>> Start Supplied information

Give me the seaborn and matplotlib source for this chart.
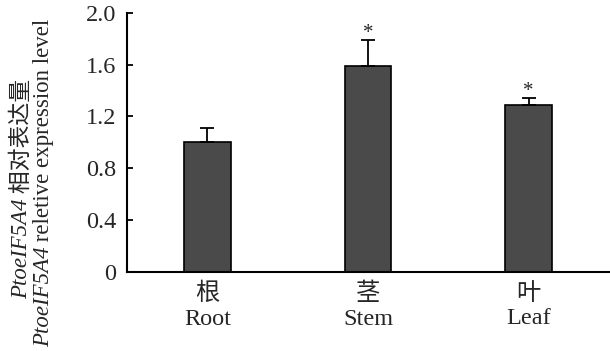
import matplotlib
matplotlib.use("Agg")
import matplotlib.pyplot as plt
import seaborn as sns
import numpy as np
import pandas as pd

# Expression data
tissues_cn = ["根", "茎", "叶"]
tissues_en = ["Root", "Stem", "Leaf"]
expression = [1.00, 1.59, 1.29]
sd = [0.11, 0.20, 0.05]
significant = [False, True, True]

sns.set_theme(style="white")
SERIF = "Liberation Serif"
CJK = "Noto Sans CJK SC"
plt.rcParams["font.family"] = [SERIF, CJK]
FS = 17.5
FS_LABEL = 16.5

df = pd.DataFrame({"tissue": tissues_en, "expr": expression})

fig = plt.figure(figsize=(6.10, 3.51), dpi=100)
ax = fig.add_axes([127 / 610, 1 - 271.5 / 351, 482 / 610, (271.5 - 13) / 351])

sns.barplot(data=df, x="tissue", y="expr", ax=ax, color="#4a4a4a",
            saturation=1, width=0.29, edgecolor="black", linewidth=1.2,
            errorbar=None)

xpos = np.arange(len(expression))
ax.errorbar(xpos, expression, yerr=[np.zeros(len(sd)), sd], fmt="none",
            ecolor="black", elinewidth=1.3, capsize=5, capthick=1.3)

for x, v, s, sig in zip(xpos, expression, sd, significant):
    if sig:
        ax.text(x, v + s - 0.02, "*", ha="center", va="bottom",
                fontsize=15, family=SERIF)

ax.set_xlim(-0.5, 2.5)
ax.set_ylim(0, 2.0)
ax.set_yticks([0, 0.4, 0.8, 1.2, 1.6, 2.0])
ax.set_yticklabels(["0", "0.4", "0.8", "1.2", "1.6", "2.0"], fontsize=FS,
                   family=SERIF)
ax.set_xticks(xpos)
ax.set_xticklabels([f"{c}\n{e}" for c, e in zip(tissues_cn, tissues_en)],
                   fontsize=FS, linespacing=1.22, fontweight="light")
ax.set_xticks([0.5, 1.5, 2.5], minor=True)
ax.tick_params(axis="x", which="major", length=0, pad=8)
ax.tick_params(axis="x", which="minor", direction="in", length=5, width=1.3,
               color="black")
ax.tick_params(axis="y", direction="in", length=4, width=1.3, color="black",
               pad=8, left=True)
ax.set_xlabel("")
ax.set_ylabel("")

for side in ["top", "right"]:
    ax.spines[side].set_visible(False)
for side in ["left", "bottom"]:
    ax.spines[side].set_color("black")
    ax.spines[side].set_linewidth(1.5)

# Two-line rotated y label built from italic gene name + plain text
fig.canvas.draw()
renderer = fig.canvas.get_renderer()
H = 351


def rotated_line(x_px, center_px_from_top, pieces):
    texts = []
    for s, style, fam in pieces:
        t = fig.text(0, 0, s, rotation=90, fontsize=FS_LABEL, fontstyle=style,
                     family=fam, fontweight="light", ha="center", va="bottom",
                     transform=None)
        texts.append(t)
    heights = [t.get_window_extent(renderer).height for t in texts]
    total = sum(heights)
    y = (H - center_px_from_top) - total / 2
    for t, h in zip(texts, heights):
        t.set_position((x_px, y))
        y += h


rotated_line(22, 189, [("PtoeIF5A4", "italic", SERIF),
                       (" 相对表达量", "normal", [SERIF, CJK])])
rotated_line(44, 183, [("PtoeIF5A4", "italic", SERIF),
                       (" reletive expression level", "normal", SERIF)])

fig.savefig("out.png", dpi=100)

>> End Supplied information

# Do this:
Using the data above, write out every line exactly, leaving the images behind.

# The reply:
Give me the seaborn and matplotlib source for this chart.
import matplotlib
matplotlib.use("Agg")
import matplotlib.pyplot as plt
import seaborn as sns
import numpy as np
import pandas as pd

# Expression data
tissues_cn = ["根", "茎", "叶"]
tissues_en = ["Root", "Stem", "Leaf"]
expression = [1.00, 1.59, 1.29]
sd = [0.11, 0.20, 0.05]
significant = [False, True, True]

sns.set_theme(style="white")
SERIF = "Liberation Serif"
CJK = "Noto Sans CJK SC"
plt.rcParams["font.family"] = [SERIF, CJK]
FS = 17.5
FS_LABEL = 16.5

df = pd.DataFrame({"tissue": tissues_en, "expr": expression})

fig = plt.figure(figsize=(6.10, 3.51), dpi=100)
ax = fig.add_axes([127 / 610, 1 - 271.5 / 351, 482 / 610, (271.5 - 13) / 351])

sns.barplot(data=df, x="tissue", y="expr", ax=ax, color="#4a4a4a",
            saturation=1, width=0.29, edgecolor="black", linewidth=1.2,
            errorbar=None)

xpos = np.arange(len(expression))
ax.errorbar(xpos, expression, yerr=[np.zeros(len(sd)), sd], fmt="none",
            ecolor="black", elinewidth=1.3, capsize=5, capthick=1.3)

for x, v, s, sig in zip(xpos, expression, sd, significant):
    if sig:
        ax.text(x, v + s - 0.02, "*", ha="center", va="bottom",
                fontsize=15, family=SERIF)

ax.set_xlim(-0.5, 2.5)
ax.set_ylim(0, 2.0)
ax.set_yticks([0, 0.4, 0.8, 1.2, 1.6, 2.0])
ax.set_yticklabels(["0", "0.4", "0.8", "1.2", "1.6", "2.0"], fontsize=FS,
                   family=SERIF)
ax.set_xticks(xpos)
ax.set_xticklabels([f"{c}\n{e}" for c, e in zip(tissues_cn, tissues_en)],
                   fontsize=FS, linespacing=1.22, fontweight="light")
ax.set_xticks([0.5, 1.5, 2.5], minor=True)
ax.tick_params(axis="x", which="major", length=0, pad=8)
ax.tick_params(axis="x", which="minor", direction="in", length=5, width=1.3,
               color="black")
ax.tick_params(axis="y", direction="in", length=4, width=1.3, color="black",
               pad=8, left=True)
ax.set_xlabel("")
ax.set_ylabel("")

for side in ["top", "right"]:
    ax.spines[side].set_visible(False)
for side in ["left", "bottom"]:
    ax.spines[side].set_color("black")
    ax.spines[side].set_linewidth(1.5)

# Two-line rotated y label built from italic gene name + plain text
fig.canvas.draw()
renderer = fig.canvas.get_renderer()
H = 351


def rotated_line(x_px, center_px_from_top, pieces):
    texts = []
    for s, style, fam in pieces:
        t = fig.text(0, 0, s, rotation=90, fontsize=FS_LABEL, fontstyle=style,
                     family=fam, fontweight="light", ha="center", va="bottom",
                     transform=None)
        texts.append(t)
    heights = [t.get_window_extent(renderer).height for t in texts]
    total = sum(heights)
    y = (H - center_px_from_top) - total / 2
    for t, h in zip(texts, heights):
        t.set_position((x_px, y))
        y += h


rotated_line(22, 189, [("PtoeIF5A4", "italic", SERIF),
                       (" 相对表达量", "normal", [SERIF, CJK])])
rotated_line(44, 183, [("PtoeIF5A4", "italic", SERIF),
                       (" reletive expression level", "normal", SERIF)])

fig.savefig("out.png", dpi=100)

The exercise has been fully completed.